Town, Comcast at loggerheads over use of municipal network

Towns and service providers are forever in disputes. Usually these involve services and/or subscription and franchise fees. However, the dispute between Comcast and Middleboro, Mass. could attract attention outside New England because it goes to the heart of who owns the municipal networks that cable operators build for community use.

Ten years ago, Middleboro paid Comcast $250,000 to build an institutional network (I-net) to connect 18 buildings with cable TV service, data sharing and voice communications. This, town fathers believe, gives them ownership and the right to lease the network to a third party.
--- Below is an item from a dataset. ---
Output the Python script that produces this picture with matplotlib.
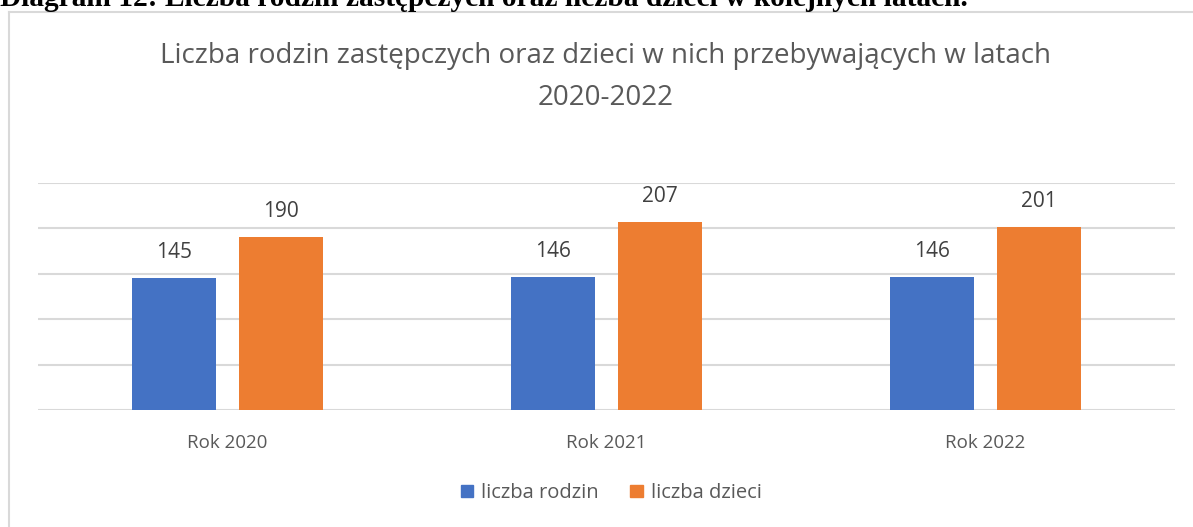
import numpy as np
import matplotlib.pyplot as plt
from matplotlib.patches import Patch
from matplotlib.lines import Line2D

# dane
lata = ["Rok 2020", "Rok 2021", "Rok 2022"]
liczba_rodzin = [145, 146, 146]
liczba_dzieci = [190, 207, 201]

tytul = "Liczba rodzin zastępczych oraz dzieci w nich przebywających w latach\n2020-2022"
podpis = "Diagram 12: Liczba rodzin zastępczych oraz liczba dzieci w kolejnych latach."

niebieski = "#4472C4"
pomaranczowy = "#ED7D31"
szary = "#595959"
siatka = "#D9D9D9"

plt.rcParams["font.family"] = ["Open Sans", "DejaVu Sans"]

fig = plt.figure(figsize=(11.93, 5.27), dpi=100)

# ramka wykresu (lewa i gorna krawedz)
fig.add_artist(Line2D([8.5 / 1193, 8.5 / 1193], [0, 1 - 12 / 527], color=siatka, lw=1.5))
fig.add_artist(Line2D([8.5 / 1193, 1], [1 - 12 / 527, 1 - 12 / 527], color=siatka, lw=1.5))

# podpis nad wykresem, uciety u gory (tak jak w oryginale)
fig.text(0.0, 1 - 6 / 527, podpis, family="Liberation Serif", fontweight="bold",
         fontsize=21.2, color="black", ha="left", va="baseline")

ax = fig.add_axes([38 / 1193, 1 - 410 / 527, (1175 - 38) / 1193, (410 - 183) / 527])

x = np.arange(len(lata))
szer = 0.222
b1 = ax.bar(x - 0.141, liczba_rodzin, szer, color=niebieski, zorder=3)
b2 = ax.bar(x + 0.141, liczba_dzieci, szer, color=pomaranczowy, zorder=3)

for bars in (b1, b2):
    ax.bar_label(bars, padding=11, fontsize=15, color="#404040")

ax.set_xlim(-0.5, 2.5)
ax.set_ylim(0, 250)
ax.set_yticks(np.arange(0, 251, 50))
ax.yaxis.grid(True, color=siatka, lw=1.5, zorder=0)
ax.tick_params(axis="y", left=False, labelleft=False)
ax.tick_params(axis="x", length=0, pad=17, labelsize=13.5, labelcolor=szary)
ax.set_xticks(x)
ax.set_xticklabels(lata)
for s in ax.spines.values():
    s.set_visible(False)

fig.text(606 / 1193, 1 - 77 / 527, tytul, ha="center", va="center", fontsize=20,
         color=szary, linespacing=1.62)

uchwyty = [Patch(color=niebieski, label="liczba rodzin"),
           Patch(color=pomaranczowy, label="liczba dzieci")]
fig.legend(handles=uchwyty, loc="center", bbox_to_anchor=(611 / 1193, 1 - 493 / 527),
           ncol=2, frameon=False, fontsize=14.5, labelcolor=szary,
           handlelength=0.6, handleheight=0.6, handletextpad=0.4, columnspacing=1.6)

fig.savefig("out.png", dpi=100)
Comcast, worried that that third party could come in and use the I-net to provide wireless television services, disagrees and wants to put a clause in its next franchise agreement prohibiting such a lease.

"We are willing to have a non-compete clause ... but the town paid $250,000 10 years ago and yet Comcast believes the town should not be able to lease the I-net or allow a third party to transmit," said city attorney Robert Treano in a story in South Coast Today. "We just want to make sure it's used for municipal purposes," responded Mary O'Keefe, Comcast's government and community relations manager.

The impasse, over what Treano described as "three lines in a 65-page document," has been going on since negotiations started in December 2008 and may ultimately be resolved only through state intervention--and that's almost guaranteed to grab national attention.